[begin DATA LINES]

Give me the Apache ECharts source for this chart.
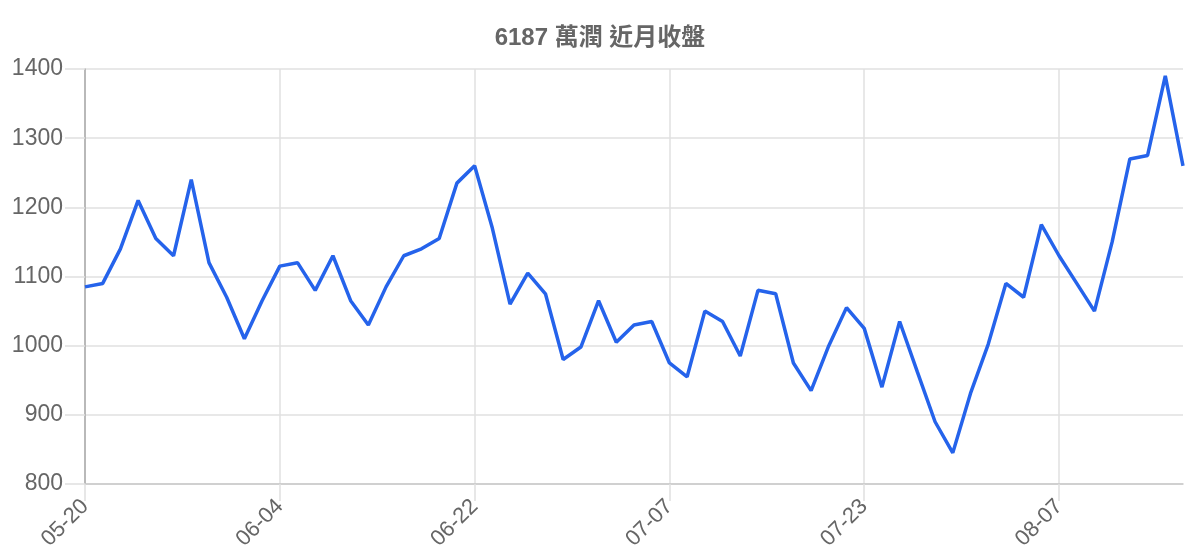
<!DOCTYPE html>
<html><head><meta charset="utf-8">
<script src="https://cdn.jsdelivr.net/npm/echarts@6/dist/echarts.min.js"></script>
<style>html,body{margin:0;padding:0;background:#fff}#c{width:1200px;height:560px}</style>
</head><body><div id="c"></div>
<script>
const titleText = '6187 萬潤 近月收盤';
const dates = [
 '05-20','05-21','05-22','05-23','05-24','05-27','05-28','05-29','05-30','05-31','06-03',
 '06-04','06-05','06-06','06-07','06-11','06-12','06-13','06-14','06-17','06-18','06-19',
 '06-22','06-23','06-24','06-25','06-26','06-29','06-30','07-01','07-02','07-03','07-06',
 '07-07','07-08','07-09','07-10','07-13','07-14','07-15','07-16','07-17','07-20','07-21',
 '07-23','07-24','07-27','07-28','07-29','07-30','07-31','08-03','08-04','08-05','08-06',
 '08-07','08-10','08-11','08-12','08-13','08-14','08-17','08-18'
];
const closes = [
 1085,1090,1140,1210,1155,1130,1240,1120,1070,1010,1065,
 1115,1120,1080,1130,1065,1030,1085,1130,1140,1155,1235,
 1260,1170,1060,1105,1075,980,998,1065,1005,1030,1035,
 975,955,1050,1035,985,1080,1075,975,935,1000,1055,
 1025,940,1035,962,890,845,931,1002,1090,1070,1175,
 1130,1090,1050,1150,1270,1275,1390,1260
];
const yMin = 800, yMax = 1400, yStep = 100;
const font = '"Liberation Sans", Arial, "Noto Sans CJK TC", sans-serif';

const chart = echarts.init(document.getElementById('c'));
chart.setOption({
  animation: false,
  backgroundColor: '#fff',
  title: {
    text: titleText, left: 'center', top: 21,
    textStyle: { fontSize: 24, fontWeight: 'bold', color: '#666', fontFamily: font }
  },
  grid: { left: 85, right: 17, top: 69, bottom: 76, containLabel: false },
  xAxis: {
    type: 'category', data: dates, boundaryGap: false,
    axisLine: { lineStyle: { color: '#c8c8c8', width: 1.5 } },
    axisTick: { show: true, interval: 10, length: 17, lineStyle: { color: '#e0e0e0', width: 1.5 } },
    axisLabel: { interval: 10, rotate: 45, margin: 19, fontSize: 22, color: '#666', fontFamily: font },
    splitLine: { show: true, interval: 10, lineStyle: { color: '#e0e0e0', width: 1.5 } }
  },
  yAxis: {
    type: 'value', min: yMin, max: yMax, interval: yStep,
    axisLine: { show: true, lineStyle: { color: '#aaaaaa', width: 1.5 } },
    axisTick: { show: true, length: 20, lineStyle: { color: '#e0e0e0', width: 1.5 } },
    axisLabel: { margin: 22, fontSize: 23, color: '#666', fontFamily: font, formatter: v => String(v) },
    splitLine: { show: true, lineStyle: { color: '#e0e0e0', width: 1.5 } }
  },
  series: [{
    type: 'line', data: closes, showSymbol: false, smooth: false,
    lineStyle: { color: '#2563eb', width: 3.5 }
  }]
});
</script></body></html>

[end DATA LINES]

[WHAT IS NEEDED]:
Write out each line again precisely as it appears, skipping every picture.

[OUTPUT OF THE EXERCISE]:
Give me the Apache ECharts source for this chart.
<!DOCTYPE html>
<html><head><meta charset="utf-8">
<script src="https://cdn.jsdelivr.net/npm/echarts@6/dist/echarts.min.js"></script>
<style>html,body{margin:0;padding:0;background:#fff}#c{width:1200px;height:560px}</style>
</head><body><div id="c"></div>
<script>
const titleText = '6187 萬潤 近月收盤';
const dates = [
 '05-20','05-21','05-22','05-23','05-24','05-27','05-28','05-29','05-30','05-31','06-03',
 '06-04','06-05','06-06','06-07','06-11','06-12','06-13','06-14','06-17','06-18','06-19',
 '06-22','06-23','06-24','06-25','06-26','06-29','06-30','07-01','07-02','07-03','07-06',
 '07-07','07-08','07-09','07-10','07-13','07-14','07-15','07-16','07-17','07-20','07-21',
 '07-23','07-24','07-27','07-28','07-29','07-30','07-31','08-03','08-04','08-05','08-06',
 '08-07','08-10','08-11','08-12','08-13','08-14','08-17','08-18'
];
const closes = [
 1085,1090,1140,1210,1155,1130,1240,1120,1070,1010,1065,
 1115,1120,1080,1130,1065,1030,1085,1130,1140,1155,1235,
 1260,1170,1060,1105,1075,980,998,1065,1005,1030,1035,
 975,955,1050,1035,985,1080,1075,975,935,1000,1055,
 1025,940,1035,962,890,845,931,1002,1090,1070,1175,
 1130,1090,1050,1150,1270,1275,1390,1260
];
const yMin = 800, yMax = 1400, yStep = 100;
const font = '"Liberation Sans", Arial, "Noto Sans CJK TC", sans-serif';

const chart = echarts.init(document.getElementById('c'));
chart.setOption({
  animation: false,
  backgroundColor: '#fff',
  title: {
    text: titleText, left: 'center', top: 21,
    textStyle: { fontSize: 24, fontWeight: 'bold', color: '#666', fontFamily: font }
  },
  grid: { left: 85, right: 17, top: 69, bottom: 76, containLabel: false },
  xAxis: {
    type: 'category', data: dates, boundaryGap: false,
    axisLine: { lineStyle: { color: '#c8c8c8', width: 1.5 } },
    axisTick: { show: true, interval: 10, length: 17, lineStyle: { color: '#e0e0e0', width: 1.5 } },
    axisLabel: { interval: 10, rotate: 45, margin: 19, fontSize: 22, color: '#666', fontFamily: font },
    splitLine: { show: true, interval: 10, lineStyle: { color: '#e0e0e0', width: 1.5 } }
  },
  yAxis: {
    type: 'value', min: yMin, max: yMax, interval: yStep,
    axisLine: { show: true, lineStyle: { color: '#aaaaaa', width: 1.5 } },
    axisTick: { show: true, length: 20, lineStyle: { color: '#e0e0e0', width: 1.5 } },
    axisLabel: { margin: 22, fontSize: 23, color: '#666', fontFamily: font, formatter: v => String(v) },
    splitLine: { show: true, lineStyle: { color: '#e0e0e0', width: 1.5 } }
  },
  series: [{
    type: 'line', data: closes, showSymbol: false, smooth: false,
    lineStyle: { color: '#2563eb', width: 3.5 }
  }]
});
</script></body></html>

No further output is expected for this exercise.